The Kid Laroi drops new mixtape – and it doesn’t get much better than this


F— Love 3: Over You ★★★★½
The Kid Laroi

It’s the year 2021 and one-time millennial heartthrob Justin Bieber is appearing on an Australian teenager’s mixtape. Savvy move? Very.

Seventeen-year-old Charlton Howard, better known as The Kid Laroi, has been quietly amassing a homegrown following since 2018. If he wasn’t on your radar then, there’s no escaping him now. In fact, if the pandemic nudged you even slightly in TikTok’s direction, you’ve likely been listening to his work for months.

The Kid Laroi.

The Kid Laroi.Credit:Sony

Born in Sydney’s Waterloo, Howard’s teen years were spent couch surfing with his mother after his parents’ split thrust them into financial hardship. Under the wing of Sydney producer-to-the-stars Khaled Rohaim, Howard’s rapping turned from an adolescent coping mechanism to a passion, and then to a full-blown career when he was discovered by Lil Bibby in 2019.

By late 2020 The Kid Laroi’s mixtape project F— Love had debuted at No. 8 on the Billboard 200 and he has since hit No. 3 on the Hot 100 with his 2021 collaboration with Bieber, Stay.


Now living in L.A., The Kid Laroi boasts collaborations with the late rap megastar Juice WRLD, a spot on Bieber’s studio album Justice, a remix of breakthrough hit Without You with none other than Miley Cyrus, a Saturday Night Live appearance, over 35 million monthly listeners on Spotify (that’s more than The Rolling Stones or The Beatles)… oh, and he has Elton John’s stamp of approval, too.

Today, almost a year to the day since The Kid Laroi dropped the first mixtape of the F— Love project, the final instalment, F— Love 3: Over You, is ours for the taking.

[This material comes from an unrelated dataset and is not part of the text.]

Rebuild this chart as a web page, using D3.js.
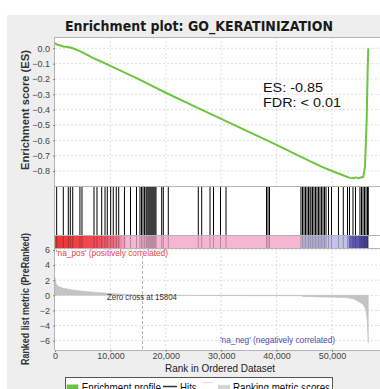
<!DOCTYPE html>
<html><head><meta charset="utf-8">
<script src="https://cdn.jsdelivr.net/npm/d3@7"></script>
<style>body{margin:0;background:#fff}svg{display:block}</style>
</head><body><svg id="c" width="380" height="389"></svg>
<script>
// ---------------- data ----------------
const chartTitle = "Enrichment plot: GO_KERATINIZATION";
const esRanks  = [0, 300, 800, 1500, 2400, 3200, 4500, 7000, 10000, 15000, 20000, 25000, 30000, 35000, 40000, 44500, 48000, 50000, 52000, 53200, 53800, 54300, 54800, 55200, 55650, 55960, 56260, 56440, 56550];
const esValues = [0.035, 0.025, 0.02, 0.012, 0.008, 0.0, -0.018, -0.065, -0.115, -0.20, -0.29, -0.375, -0.46, -0.545, -0.63, -0.71, -0.77, -0.80, -0.828, -0.845, -0.848, -0.842, -0.848, -0.843, -0.84, -0.77, -0.47, -0.14, 0.0];
const hitRanks = [300, 1500, 2400, 2760, 3200, 4500, 4870, 7040, 7580, 8430, 9030, 9440, 10050, 10520, 11060, 11500, 12540, 13630, 14710,
  15340, 15610, 15880, 16150, 16430, 16600, 16790, 16970, 17150, 17330, 17510, 17690, 17870, 18050, 18230, 19260, 19550, 20450,
  25870, 26480, 27980, 28610, 29870, 30870, 38180, 38450, 38720,
  44400, 44680, 44950, 45220, 45490, 45760, 46030, 46210, 46480, 46750, 47020, 47290, 47560, 47830, 48100, 48380, 48650, 48920,
  49370, 49910, 51170, 52040, 52800, 53160, 53790, 54240, 55050, 55330, 55600, 55870, 56140, 56410, 56550];
const metricRanks  = [0, 100, 300, 700, 1500, 3000, 5000, 7000, 9000, 11000, 13000, 15804, 25000, 35000, 44600, 44700, 48000, 52600, 54000, 55000, 55600, 56000, 56200, 56350, 56450, 56550];
const metricValues = [2.4, 1.8, 1.4, 1.15, 0.95, 0.75, 0.55, 0.42, 0.3, 0.2, 0.12, 0.0, -0.02, -0.04, -0.06, -0.15, -0.22, -0.3, -0.5, -0.9, -1.2, -1.7, -2.3, -3.3, -4.8, -6.3];
const bandRanks  = [0, 8000, 11500, 13000, 44400, 44450, 52800, 53300, 56550];
const bandColors = ["#ee3434", "#f04e5a", "#ee7c94", "#f4b6d0", "#f4b6d0", "#c9c7ec", "#c3c1e9", "#6a64ba", "#4a44a4"];
const xTicks = [0, 10000, 20000, 30000, 40000, 50000];
const esTicks = [0, -0.1, -0.2, -0.3, -0.4, -0.5, -0.6, -0.7, -0.8];
const metricTicks = [6, 4, 2, 0, -2, -4, -6];
const zeroCross = 15804;
const nGenes = 56550;
const esText = ["ES: -0.85", "FDR: < 0.01"];
const legendLabels = ["Enrichment profile", "Hits", "", "Ranking metric scores"];

// ---------------- layout ----------------
const svg = d3.select("#c");
const L = 55, R = 385;
const esTop = 37, esBot = 186, hitBot = 235, bandBot = 248, mBot = 350;
const green = "#6cc53f";

const x = d3.scaleLinear().domain([0, 59570]).range([L, R]);
const yES = d3.scaleLinear().domain([-0.898, 0.0737]).range([esBot, esTop]);
const yM = d3.scaleLinear().domain([-7.23, 6.26]).range([mBot, bandBot]);

svg.append("rect").attr("width", 380).attr("height", 389).attr("fill", "#fff");
svg.append("rect").attr("x", 7).attr("y", 15).attr("width", 380).attr("height", 380).attr("fill", "#eeeeee");

// title
svg.append("text").attr("x", 199).attr("y", 30.5).attr("text-anchor", "middle")
  .attr("font-family", "DejaVu Sans, sans-serif").attr("font-weight", "bold").attr("font-size", 14.5)
  .attr("fill", "#1a1a1a").attr("textLength", 268).attr("lengthAdjust", "spacingAndGlyphs").text(chartTitle);

// plot backgrounds
svg.append("rect").attr("x", L).attr("y", esTop).attr("width", R - L).attr("height", bandBot - esTop).attr("fill", "#fff");
svg.append("rect").attr("x", L).attr("y", bandBot).attr("width", R - L).attr("height", mBot - bandBot).attr("fill", "#fff");

const grid = "#d6d6d6";
// ES gridlines
svg.append("g").selectAll("line").data(esTicks).join("line")
  .attr("x1", L).attr("x2", R).attr("y1", d => yES(d)).attr("y2", d => yES(d))
  .attr("stroke", grid).attr("stroke-dasharray", "2,2").attr("stroke-width", 0.8);
svg.append("g").selectAll("line").data(xTicks.slice(1)).join("line")
  .attr("x1", d => x(d)).attr("x2", d => x(d)).attr("y1", esTop).attr("y2", esBot)
  .attr("stroke", grid).attr("stroke-dasharray", "2,2").attr("stroke-width", 0.8);
// metric gridlines
svg.append("g").selectAll("line").data(metricTicks).join("line")
  .attr("x1", L).attr("x2", R).attr("y1", d => yM(d)).attr("y2", d => yM(d))
  .attr("stroke", grid).attr("stroke-dasharray", "2,2").attr("stroke-width", 0.8);
svg.append("g").selectAll("line").data(xTicks.slice(1)).join("line")
  .attr("x1", d => x(d)).attr("x2", d => x(d)).attr("y1", bandBot).attr("y2", mBot)
  .attr("stroke", grid).attr("stroke-dasharray", "2,2").attr("stroke-width", 0.8);

// colour band
const defs = svg.append("defs");
const grad = defs.append("linearGradient").attr("id", "band").attr("gradientUnits", "userSpaceOnUse")
  .attr("x1", x(0)).attr("x2", x(nGenes)).attr("y1", 0).attr("y2", 0);
grad.selectAll("stop").data(bandRanks).join("stop")
  .attr("offset", d => d / nGenes).attr("stop-color", (d, i) => bandColors[i]);
svg.append("rect").attr("x", x(0)).attr("y", hitBot).attr("width", x(nGenes) - x(0)).attr("height", bandBot - hitBot)
  .attr("fill", "url(#band)");

// hits
svg.append("g").selectAll("line").data(hitRanks).join("line")
  .attr("x1", d => x(d)).attr("x2", d => x(d)).attr("y1", esBot + 1).attr("y2", hitBot)
  .attr("stroke", "#000").attr("stroke-width", 1);
svg.append("g").selectAll("line").data(hitRanks).join("line")
  .attr("x1", d => x(d)).attr("x2", d => x(d)).attr("y1", hitBot).attr("y2", bandBot)
  .attr("stroke", "#000").attr("stroke-opacity", 0.25).attr("stroke-width", 1);

// ranked metric area
const mData = metricRanks.map((r, i) => [r, metricValues[i]]);
svg.append("path").datum(mData)
  .attr("d", d3.area().x(d => x(d[0])).y0(yM(0)).y1(d => yM(d[1])))
  .attr("fill", "#c4c4c4").attr("stroke", "#bdbdbd").attr("stroke-width", 0.5);

// zero cross line
svg.append("line").attr("x1", x(zeroCross)).attr("x2", x(zeroCross)).attr("y1", bandBot + 8).attr("y2", mBot)
  .attr("stroke", "#9a9a9a").attr("stroke-dasharray", "3,2").attr("stroke-width", 0.8);

// ES curve
const esData = esRanks.map((r, i) => [r, esValues[i]]);
svg.append("path").datum(esData)
  .attr("d", d3.line().x(d => x(d[0])).y(d => yES(d[1])))
  .attr("fill", "none").attr("stroke", green).attr("stroke-width", 2).attr("stroke-linejoin", "round");

// borders
const border = "#b4b4b4";
[esTop, esBot, hitBot, bandBot, mBot].forEach(yy => {
  svg.append("line").attr("x1", L).attr("x2", R).attr("y1", yy + 0.5).attr("y2", yy + 0.5)
    .attr("stroke", border).attr("stroke-width", 1);
});
svg.append("line").attr("x1", L - 0.5).attr("x2", L - 0.5).attr("y1", esTop).attr("y2", mBot)
  .attr("stroke", border).attr("stroke-width", 1);

// axes
const tickFont = "Liberation Sans, Arial, sans-serif";
const gES = svg.append("g").attr("transform", `translate(${L},0)`)
  .call(d3.axisLeft(yES).tickValues(esTicks).tickFormat(d3.format(".1f")).tickSize(2).tickPadding(3));
const gM = svg.append("g").attr("transform", `translate(${L},0)`)
  .call(d3.axisLeft(yM).tickValues(metricTicks).tickFormat(d3.format("d")).tickSize(2).tickPadding(3));
const gX = svg.append("g").attr("transform", `translate(0,${mBot})`)
  .call(d3.axisBottom(x).tickValues(xTicks).tickFormat(d3.format(",")).tickSize(2).tickPadding(1));
[gES, gM, gX].forEach(g => {
  g.select(".domain").remove();
  g.selectAll(".tick line").attr("stroke", "#888");
  g.selectAll(".tick text").attr("font-family", tickFont).attr("font-size", 9).attr("fill", "#444");
});
gES.selectAll(".tick text").text(d => d === 0 ? "0.0" : d3.format(".1f")(d));

// axis titles
svg.append("text").attr("transform", "translate(29,110) rotate(-90)").attr("text-anchor", "middle")
  .attr("font-family", tickFont).attr("font-weight", "bold").attr("font-size", 11).attr("fill", "#333")
  .attr("textLength", 120).attr("lengthAdjust", "spacingAndGlyphs").text("Enrichment score (ES)");
svg.append("text").attr("transform", "translate(29,299) rotate(-90)").attr("text-anchor", "middle")
  .attr("font-family", tickFont).attr("font-weight", "bold").attr("font-size", 11).attr("fill", "#333")
  .attr("textLength", 132).attr("lengthAdjust", "spacingAndGlyphs").text("Ranked list metric (PreRanked)");
svg.append("text").attr("x", 220).attr("y", 371.5).attr("text-anchor", "middle")
  .attr("font-family", tickFont).attr("font-size", 11.5).attr("fill", "#222")
  .attr("textLength", 110).attr("lengthAdjust", "spacingAndGlyphs").text("Rank in Ordered Dataset");

// annotations
svg.append("text").attr("x", 263).attr("y", 91.5).attr("font-family", tickFont).attr("font-size", 13).attr("fill", "#111")
  .attr("textLength", 60).attr("lengthAdjust", "spacingAndGlyphs").text(esText[0]);
svg.append("text").attr("x", 263).attr("y", 106.5).attr("font-family", tickFont).attr("font-size", 13).attr("fill", "#111")
  .attr("textLength", 78).attr("lengthAdjust", "spacingAndGlyphs").text(esText[1]);

svg.append("text").attr("x", 56).attr("y", 255.5).attr("font-family", tickFont).attr("font-size", 9).attr("fill", "#e8424c")
  .attr("textLength", 112).attr("lengthAdjust", "spacingAndGlyphs").text("'na_pos' (positively correlated)");
svg.append("text").attr("x", 220).attr("y", 342.7).attr("font-family", tickFont).attr("font-size", 9).attr("fill", "#4f4bb0")
  .attr("textLength", 115).attr("lengthAdjust", "spacingAndGlyphs").text("'na_neg' (negatively correlated)");
svg.append("text").attr("x", 107).attr("y", 300).attr("font-family", tickFont).attr("font-size", 8.5).attr("fill", "#333")
  .attr("textLength", 70).attr("lengthAdjust", "spacingAndGlyphs").text("Zero cross at " + zeroCross);

// legend
const lg = svg.append("g");
lg.append("rect").attr("x", 65.5).attr("y", 377.5).attr("width", 267).attr("height", 30)
  .attr("fill", "#fff").attr("stroke", "#555").attr("stroke-width", 1);
lg.append("rect").attr("x", 66.7).attr("y", 384.5).attr("width", 11.6).attr("height", 6).attr("fill", green);
lg.append("line").attr("x1", 163).attr("x2", 177).attr("y1", 386.5).attr("y2", 386.5).attr("stroke", "#333").attr("stroke-width", 1.5);
lg.append("line").attr("x1", 202).attr("x2", 213).attr("y1", 382.5).attr("y2", 382.5).attr("stroke", "#e4e4e4").attr("stroke-width", 1.5);
lg.append("rect").attr("x", 218).attr("y", 385).attr("width", 12).attr("height", 5).attr("fill", "#d4d4d4");
const lgText = [[81.7, 79.3], [180, 16.7], null, [233, 97]];
legendLabels.forEach((t, i) => {
  if (!lgText[i]) return;
  lg.append("text").attr("x", lgText[i][0]).attr("y", 392).attr("font-family", tickFont).attr("font-size", 12)
    .attr("fill", "#111").attr("textLength", lgText[i][1]).attr("lengthAdjust", "spacingAndGlyphs").text(t);
});
</script></body></html>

Where a studio album might take us on a smoother journey, FL3 is a sometimes-erratic patchwork of angst, anger and – eventually – the burgeoning confidence of new love, all fashioned in Laroi’s signature pop-infused, lyrical emo rap. Gone are the lo-fi “skits” from F— Love and the wide-eyed hurt of F— Love (Savage), but in a digital age that threatens to void mixtapes of their meaning, Laroi takes the DIY format and preserves the rough-cut, middle-finger energy of his previous releases, albeit with the slicker production values of his new LA crowd.